Mr Power said the recommendation of a clean energy target in the Finkel Review on energy security should be "fine-tuned" to better incentivise the development of gas reserves as Australia works to ensure energy security while reducing emissions.
"I think the key to that is to enforce 'use it or lose it' provisions on gas reserves and resources around Australia and there probably needs to be some fine-tuning of the clean energy target proposed by Finkel to make sure we have that right balance that incentivises gas as a transition fuel because I think it is a very good transition fuel," Mr Power told The Australian Financial Review.
"We have an abundance of it in Australia so it has the potential to provide low cost power to Australian families and at the same time continue to reduce our emissions.
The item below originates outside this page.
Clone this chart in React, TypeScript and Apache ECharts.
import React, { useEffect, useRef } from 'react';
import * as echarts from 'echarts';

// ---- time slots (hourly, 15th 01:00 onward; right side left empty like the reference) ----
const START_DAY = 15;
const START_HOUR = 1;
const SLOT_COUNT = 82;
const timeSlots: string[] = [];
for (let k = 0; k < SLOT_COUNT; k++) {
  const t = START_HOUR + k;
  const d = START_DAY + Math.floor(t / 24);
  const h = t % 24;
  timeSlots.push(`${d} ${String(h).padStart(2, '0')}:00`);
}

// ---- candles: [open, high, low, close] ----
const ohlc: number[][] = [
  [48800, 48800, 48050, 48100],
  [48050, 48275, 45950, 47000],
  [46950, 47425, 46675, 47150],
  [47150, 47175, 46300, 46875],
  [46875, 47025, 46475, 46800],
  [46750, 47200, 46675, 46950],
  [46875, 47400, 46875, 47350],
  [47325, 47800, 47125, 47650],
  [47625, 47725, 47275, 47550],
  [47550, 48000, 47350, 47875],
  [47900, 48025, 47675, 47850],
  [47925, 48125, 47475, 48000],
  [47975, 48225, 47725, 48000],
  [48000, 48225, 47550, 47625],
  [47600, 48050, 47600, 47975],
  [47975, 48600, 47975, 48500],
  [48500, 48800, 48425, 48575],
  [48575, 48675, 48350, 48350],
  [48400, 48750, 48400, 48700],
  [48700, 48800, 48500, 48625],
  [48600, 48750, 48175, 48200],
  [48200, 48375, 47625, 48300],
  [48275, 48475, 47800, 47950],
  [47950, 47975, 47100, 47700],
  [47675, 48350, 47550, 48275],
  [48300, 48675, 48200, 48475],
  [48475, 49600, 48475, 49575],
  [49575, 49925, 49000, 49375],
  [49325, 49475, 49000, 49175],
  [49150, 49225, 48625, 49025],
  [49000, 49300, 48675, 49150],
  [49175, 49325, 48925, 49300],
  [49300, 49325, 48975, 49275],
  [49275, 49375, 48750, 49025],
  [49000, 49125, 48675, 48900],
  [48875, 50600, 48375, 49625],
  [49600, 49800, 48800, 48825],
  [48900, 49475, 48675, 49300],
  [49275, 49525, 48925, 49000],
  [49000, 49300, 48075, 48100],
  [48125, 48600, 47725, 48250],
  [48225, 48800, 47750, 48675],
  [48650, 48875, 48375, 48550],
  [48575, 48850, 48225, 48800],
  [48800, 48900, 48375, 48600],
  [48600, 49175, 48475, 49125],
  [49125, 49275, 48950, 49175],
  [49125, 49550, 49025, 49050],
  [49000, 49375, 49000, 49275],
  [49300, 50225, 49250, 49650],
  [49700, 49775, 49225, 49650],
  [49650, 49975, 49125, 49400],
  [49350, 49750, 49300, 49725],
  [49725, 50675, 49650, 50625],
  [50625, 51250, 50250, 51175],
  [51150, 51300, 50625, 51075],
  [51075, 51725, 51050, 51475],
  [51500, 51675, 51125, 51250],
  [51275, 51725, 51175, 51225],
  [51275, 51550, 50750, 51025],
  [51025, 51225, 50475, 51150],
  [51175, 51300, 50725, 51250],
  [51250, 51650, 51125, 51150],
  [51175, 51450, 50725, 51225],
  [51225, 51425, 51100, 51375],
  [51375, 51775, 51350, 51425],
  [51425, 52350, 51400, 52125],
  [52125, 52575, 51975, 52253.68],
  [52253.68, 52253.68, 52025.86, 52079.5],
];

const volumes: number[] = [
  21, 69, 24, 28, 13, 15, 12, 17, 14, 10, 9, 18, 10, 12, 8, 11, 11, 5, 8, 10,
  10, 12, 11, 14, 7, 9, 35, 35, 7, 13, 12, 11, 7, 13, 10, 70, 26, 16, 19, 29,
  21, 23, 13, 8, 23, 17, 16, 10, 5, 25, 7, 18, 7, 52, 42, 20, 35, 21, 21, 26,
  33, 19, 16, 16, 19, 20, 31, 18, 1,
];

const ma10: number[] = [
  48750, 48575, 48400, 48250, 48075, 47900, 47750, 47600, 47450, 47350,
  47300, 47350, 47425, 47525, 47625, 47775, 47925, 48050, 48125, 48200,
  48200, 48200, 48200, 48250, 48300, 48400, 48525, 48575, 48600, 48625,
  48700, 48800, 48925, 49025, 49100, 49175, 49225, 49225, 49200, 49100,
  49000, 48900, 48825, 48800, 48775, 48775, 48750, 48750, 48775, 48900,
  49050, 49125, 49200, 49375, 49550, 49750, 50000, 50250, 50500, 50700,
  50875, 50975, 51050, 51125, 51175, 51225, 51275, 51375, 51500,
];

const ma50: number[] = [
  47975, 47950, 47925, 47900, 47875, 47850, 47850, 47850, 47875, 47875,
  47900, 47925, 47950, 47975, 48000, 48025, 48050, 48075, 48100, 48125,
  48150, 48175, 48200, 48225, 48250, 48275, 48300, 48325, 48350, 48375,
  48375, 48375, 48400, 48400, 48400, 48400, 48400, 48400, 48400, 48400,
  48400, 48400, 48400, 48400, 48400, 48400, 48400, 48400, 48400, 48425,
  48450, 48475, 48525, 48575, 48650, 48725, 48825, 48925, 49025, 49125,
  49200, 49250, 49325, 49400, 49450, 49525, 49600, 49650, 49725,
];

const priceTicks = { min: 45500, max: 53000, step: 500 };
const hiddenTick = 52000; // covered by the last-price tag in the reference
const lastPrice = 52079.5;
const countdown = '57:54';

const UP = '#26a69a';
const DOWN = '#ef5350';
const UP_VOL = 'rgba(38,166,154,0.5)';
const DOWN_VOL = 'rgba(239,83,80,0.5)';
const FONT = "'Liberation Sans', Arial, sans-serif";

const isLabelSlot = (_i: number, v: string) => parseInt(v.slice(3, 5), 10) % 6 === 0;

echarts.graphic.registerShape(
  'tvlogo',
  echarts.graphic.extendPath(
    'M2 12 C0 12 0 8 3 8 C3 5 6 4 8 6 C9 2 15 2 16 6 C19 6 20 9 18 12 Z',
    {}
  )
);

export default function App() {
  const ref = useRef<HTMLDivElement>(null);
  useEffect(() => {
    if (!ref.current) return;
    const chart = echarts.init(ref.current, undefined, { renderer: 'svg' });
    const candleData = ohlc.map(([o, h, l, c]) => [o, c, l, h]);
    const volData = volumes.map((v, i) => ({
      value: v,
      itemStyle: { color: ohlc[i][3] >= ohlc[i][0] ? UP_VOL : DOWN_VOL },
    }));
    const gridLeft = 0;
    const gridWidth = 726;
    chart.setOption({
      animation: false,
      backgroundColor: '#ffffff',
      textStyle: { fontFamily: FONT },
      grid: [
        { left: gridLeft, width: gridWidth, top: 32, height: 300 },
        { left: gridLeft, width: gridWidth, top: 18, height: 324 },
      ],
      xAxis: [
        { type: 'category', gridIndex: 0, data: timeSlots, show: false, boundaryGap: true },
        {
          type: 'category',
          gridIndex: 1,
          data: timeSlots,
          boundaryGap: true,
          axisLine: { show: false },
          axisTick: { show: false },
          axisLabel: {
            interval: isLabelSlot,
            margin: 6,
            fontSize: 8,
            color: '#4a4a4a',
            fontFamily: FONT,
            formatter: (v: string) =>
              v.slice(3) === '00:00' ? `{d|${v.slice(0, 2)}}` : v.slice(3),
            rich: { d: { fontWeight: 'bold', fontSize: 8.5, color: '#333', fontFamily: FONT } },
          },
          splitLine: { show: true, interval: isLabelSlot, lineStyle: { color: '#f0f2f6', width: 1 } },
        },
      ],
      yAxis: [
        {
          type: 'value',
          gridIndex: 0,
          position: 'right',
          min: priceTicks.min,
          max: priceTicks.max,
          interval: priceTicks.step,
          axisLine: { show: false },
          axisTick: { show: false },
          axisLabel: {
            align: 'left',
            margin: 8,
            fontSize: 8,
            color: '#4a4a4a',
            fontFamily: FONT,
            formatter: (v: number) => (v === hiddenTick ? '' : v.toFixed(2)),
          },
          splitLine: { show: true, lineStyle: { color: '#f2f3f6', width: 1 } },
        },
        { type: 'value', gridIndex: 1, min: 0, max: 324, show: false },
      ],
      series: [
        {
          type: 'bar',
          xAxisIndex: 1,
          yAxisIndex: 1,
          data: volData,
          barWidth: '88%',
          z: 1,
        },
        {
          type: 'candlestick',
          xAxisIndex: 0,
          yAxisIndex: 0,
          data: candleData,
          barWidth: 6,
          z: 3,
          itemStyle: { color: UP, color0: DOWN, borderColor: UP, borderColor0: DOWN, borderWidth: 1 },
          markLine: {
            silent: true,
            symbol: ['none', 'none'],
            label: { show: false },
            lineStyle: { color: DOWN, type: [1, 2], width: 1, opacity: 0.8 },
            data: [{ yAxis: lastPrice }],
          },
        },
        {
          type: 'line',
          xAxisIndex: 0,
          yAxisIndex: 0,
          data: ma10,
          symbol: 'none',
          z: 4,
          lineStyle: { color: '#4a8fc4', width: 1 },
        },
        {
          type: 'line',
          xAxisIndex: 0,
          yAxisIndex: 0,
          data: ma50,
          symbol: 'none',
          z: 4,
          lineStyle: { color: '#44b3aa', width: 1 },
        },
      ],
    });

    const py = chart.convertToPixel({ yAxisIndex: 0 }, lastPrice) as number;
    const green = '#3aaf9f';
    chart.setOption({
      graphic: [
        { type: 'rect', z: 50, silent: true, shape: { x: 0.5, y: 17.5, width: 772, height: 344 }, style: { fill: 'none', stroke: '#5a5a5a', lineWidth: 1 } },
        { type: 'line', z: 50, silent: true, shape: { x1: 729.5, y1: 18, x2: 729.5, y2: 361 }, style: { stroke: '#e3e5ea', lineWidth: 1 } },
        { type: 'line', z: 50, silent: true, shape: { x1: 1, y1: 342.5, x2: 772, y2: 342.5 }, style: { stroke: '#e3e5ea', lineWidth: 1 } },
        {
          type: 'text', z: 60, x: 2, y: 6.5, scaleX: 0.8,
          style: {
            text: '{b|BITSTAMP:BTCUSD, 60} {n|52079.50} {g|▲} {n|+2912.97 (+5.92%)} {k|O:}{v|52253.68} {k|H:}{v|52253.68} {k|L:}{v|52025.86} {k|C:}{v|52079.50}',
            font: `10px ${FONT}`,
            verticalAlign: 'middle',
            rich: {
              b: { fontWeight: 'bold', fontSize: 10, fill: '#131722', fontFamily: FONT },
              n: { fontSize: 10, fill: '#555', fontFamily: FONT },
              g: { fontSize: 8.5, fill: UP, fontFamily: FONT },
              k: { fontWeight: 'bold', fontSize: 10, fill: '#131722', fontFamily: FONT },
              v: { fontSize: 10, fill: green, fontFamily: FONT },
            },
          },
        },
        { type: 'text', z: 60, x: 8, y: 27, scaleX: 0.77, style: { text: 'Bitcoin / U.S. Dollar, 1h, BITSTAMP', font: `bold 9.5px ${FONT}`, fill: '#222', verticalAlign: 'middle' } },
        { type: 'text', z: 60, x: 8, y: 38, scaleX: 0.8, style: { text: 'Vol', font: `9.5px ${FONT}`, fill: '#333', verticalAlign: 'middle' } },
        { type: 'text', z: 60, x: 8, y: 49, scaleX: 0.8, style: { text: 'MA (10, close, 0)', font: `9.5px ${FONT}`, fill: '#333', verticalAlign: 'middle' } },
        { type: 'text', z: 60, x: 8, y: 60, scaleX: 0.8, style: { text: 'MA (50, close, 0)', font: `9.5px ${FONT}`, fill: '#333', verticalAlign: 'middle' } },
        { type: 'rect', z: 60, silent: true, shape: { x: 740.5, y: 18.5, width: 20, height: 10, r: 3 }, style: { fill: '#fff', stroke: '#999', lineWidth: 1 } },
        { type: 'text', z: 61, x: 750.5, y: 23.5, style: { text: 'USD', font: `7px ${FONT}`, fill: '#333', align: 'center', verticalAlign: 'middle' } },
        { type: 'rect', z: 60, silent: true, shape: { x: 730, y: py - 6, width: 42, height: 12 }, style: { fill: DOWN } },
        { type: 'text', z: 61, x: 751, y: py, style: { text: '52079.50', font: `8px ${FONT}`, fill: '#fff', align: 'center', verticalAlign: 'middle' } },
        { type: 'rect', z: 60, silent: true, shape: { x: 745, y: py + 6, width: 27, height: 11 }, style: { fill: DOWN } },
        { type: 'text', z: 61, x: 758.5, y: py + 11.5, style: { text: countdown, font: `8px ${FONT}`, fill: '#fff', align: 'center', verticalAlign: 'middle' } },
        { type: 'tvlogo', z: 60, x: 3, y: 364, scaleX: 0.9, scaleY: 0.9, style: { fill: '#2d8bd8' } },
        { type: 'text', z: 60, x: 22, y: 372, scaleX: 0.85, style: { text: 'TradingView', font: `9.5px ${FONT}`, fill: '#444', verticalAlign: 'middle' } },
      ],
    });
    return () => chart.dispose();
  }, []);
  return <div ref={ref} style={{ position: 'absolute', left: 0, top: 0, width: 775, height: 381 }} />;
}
The policy framework needs to be fine-tuned to get that balance right."
Mr Power also suggested a regular review and adjustment of clean energy target thresholds could facilitate a smoother transition to reliable "new generation capacity".
On Wednesday, Glencore's global head of coal Peter Freyberg slammed renewable energy targets for threatening the viability of heavy industry, labelling state governments as "irresponsible" for unveiling targets without transparency on the impact on power prices and jobs.
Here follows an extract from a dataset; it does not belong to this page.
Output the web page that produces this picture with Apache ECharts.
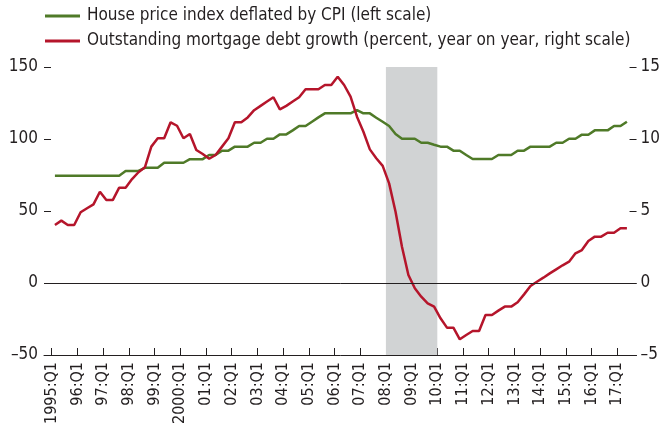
<!DOCTYPE html>
<html>
<head>
<meta charset="utf-8">
<script src="https://cdn.jsdelivr.net/npm/echarts@6/dist/echarts.min.js"></script>
<style>
  html, body { margin: 0; padding: 0; background: #ffffff; }
  #chart { width: 663px; height: 432px; }
</style>
</head>
<body>
<div id="chart"></div>
<script>
// ---- Data (quarterly, 1995:Q1 - 2017:Q2) ----
const firstYear = 1995;
const quarterCount = 90;
const tickLabels = ['1995:Q1','96:Q1','97:Q1','98:Q1','99:Q1','2000:Q1','01:Q1','02:Q1','03:Q1','04:Q1',
  '05:Q1','06:Q1','07:Q1','08:Q1','09:Q1','10:Q1','11:Q1','12:Q1','13:Q1','14:Q1','15:Q1','16:Q1','17:Q1'];

// House price index deflated by CPI (left scale)
const houseIndex = [
  74.5,74.5,74.5,74.5,74.5,74.5,74.5,74.5,74.5,74.5,74.5,
  77.8,77.8,77.8,
  80,80,80,
  83.5,83.5,83.5,83.5,
  86,86,86,
  88.9,88.9,
  91.9,91.9,
  94.7,94.7,94.7,
  97.4,97.4,
  100.2,100.2,
  103.2,103.2,
  106,
  109,109,
  112,
  115,
  117.8,117.8,117.8,117.8,117.8,
  120.1,
  117.8,117.8,
  114.8,
  112,
  109,
  103.5,
  100.2,100.2,100.2,
  97.4,97.4,
  96,
  94.7,94.7,
  91.9,91.9,
  88.9,
  86.1,86.1,86.1,86.1,
  88.9,88.9,88.9,
  91.9,91.9,
  94.7,94.7,94.7,94.7,
  97.4,97.4,
  100.2,100.2,
  103,103,
  106,106,106,
  109,109,
  112
];

// Outstanding mortgage debt growth, % y/y (right scale)
const mortgageGrowth = [
  4.03,4.33,4.03,4.03,4.91,5.19,5.46,6.34,5.76,5.76,
  6.62,6.62,7.22,7.69,8.03,9.47,10.05,10.05,11.16,10.92,
  10.05,10.35,9.24,8.96,8.63,8.89,9.47,10.05,11.16,11.16,
  11.5,12.0,12.3,12.6,12.9,12.06,12.3,12.6,12.9,13.45,
  13.45,13.45,13.75,13.75,14.33,13.75,12.94,11.55,10.5,9.28,
  8.66,8.13,6.92,4.95,2.52,0.56,-0.37,-0.95,-1.41,-1.64,
  -2.45,-3.1,-3.1,-3.91,-3.61,-3.33,-3.33,-2.22,-2.22,-1.92,
  -1.64,-1.64,-1.34,-0.79,-0.21,0.09,0.37,0.67,0.95,1.23,
  1.48,2.06,2.29,2.92,3.22,3.22,3.49,3.49,3.8,3.8
];

const recessionStart = '2008:Q1';
const recessionEnd = '2010:Q1';

// ---- Build categories ----
const quarters = [];
for (let i = 0; i < quarterCount; i++) {
  quarters.push((firstYear + Math.floor(i / 4)) + ':Q' + (i % 4 + 1));
}
// tick positions at the start of each Q1 band
const tickPositions = tickLabels.map((_, k) => quarters.indexOf((firstYear + k) + ':Q1'));
const labelByPos = {};
tickPositions.forEach((p, k) => { labelByPos[p] = tickLabels[k]; });

const toPoints = arr => arr.map((v, i) => [i + 0.5, v]);  // centre of each quarter band

const FONT = '"DejaVu Sans Condensed", "Liberation Sans", sans-serif';
const TEXT = '#231f20';
const GREEN = '#4f7a28';
const RED = '#b5152b';
const dash = v => String(v).replace('-', '\u2013');

const chart = echarts.init(document.getElementById('chart'), null, { renderer: 'canvas' });
chart.setOption({
  animation: false,
  backgroundColor: '#ffffff',
  grid: { left: 44, right: 25, top: 67, bottom: 77, containLabel: false },
  legend: {
    orient: 'vertical', left: 45, top: 7, padding: 0, itemGap: 7,
    itemWidth: 35, itemHeight: 3, icon: 'rect',
    textStyle: { fontFamily: FONT, fontSize: 17, lineHeight: 18, color: TEXT, padding: [0, 0, 0, 2] },
    data: ['House price index deflated by CPI (left scale)',
           'Outstanding mortgage debt growth (percent, year on year, right scale)']
  },
  xAxis: {
    type: 'value', min: -1.2, max: 91,
    splitLine: { show: false },
    axisLine: { show: true, onZero: false, lineStyle: { color: TEXT, width: 1 } },
    axisTick: { show: true, inside: true, length: 7, customValues: tickPositions, lineStyle: { color: TEXT, width: 1 } },
    axisLabel: {
      customValues: tickPositions, rotate: 90, margin: 7,
      fontFamily: FONT, fontSize: 16, color: TEXT,
      formatter: v => labelByPos[Math.round(v)] || ''
    }
  },
  yAxis: [
    {
      type: 'value', position: 'left', min: -50, max: 150, interval: 50,
      splitLine: { show: false },
      axisLine: { show: false, onZero: false },
      axisTick: { show: true, inside: true, length: 7, lineStyle: { color: TEXT, width: 1 } },
      axisLabel: { margin: 6, fontFamily: FONT, fontSize: 17, color: TEXT, formatter: dash }
    },
    {
      type: 'value', position: 'right', min: -5, max: 15, interval: 5,
      splitLine: { show: false },
      axisLine: { show: false, onZero: false },
      axisTick: { show: true, inside: true, length: 7, lineStyle: { color: TEXT, width: 1 } },
      axisLabel: { margin: 4, fontFamily: FONT, fontSize: 17, color: TEXT, formatter: dash }
    }
  ],
  series: [
    {
      name: 'House price index deflated by CPI (left scale)',
      type: 'line', yAxisIndex: 0, data: toPoints(houseIndex),
      showSymbol: false, symbol: 'none',
      lineStyle: { color: GREEN, width: 2.5 }, itemStyle: { color: GREEN },
      z: 3,
      markArea: {
        silent: true,
        itemStyle: { color: '#d1d3d4' },
        data: [[{ xAxis: quarters.indexOf(recessionStart) }, { xAxis: quarters.indexOf(recessionEnd) }]]
      },
      markLine: {
        silent: true, symbol: ['none', 'none'], label: { show: false },
        lineStyle: { color: TEXT, width: 1, type: 'solid' },
        data: [{ yAxis: 0 }]
      }
    },
    {
      name: 'Outstanding mortgage debt growth (percent, year on year, right scale)',
      type: 'line', yAxisIndex: 1, data: toPoints(mortgageGrowth),
      showSymbol: false, symbol: 'none',
      lineStyle: { color: RED, width: 2.5 }, itemStyle: { color: RED },
      z: 4
    }
  ]
});
</script>
</body>
</html>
Mr Power said he agreed that when renewable energy targets were set "the full cost implications of renewable energy generation hasn't been taken into account".
"Ultimately the consumer is the one that ends up paying for that –either in the tariff for the power or in blackouts and load shedding and neither of those is an acceptable outcome and I think has had significant impact on households," Mr Power said.
Fortescue, a Pilbara iron ore miner, has long been a strong advocate for "use it or lose it" provisions to stimulate the development of untapped gas reserves to ensure greater domestic supply.
A major energy consumer, it has said it would be a bigger user of gas if it could.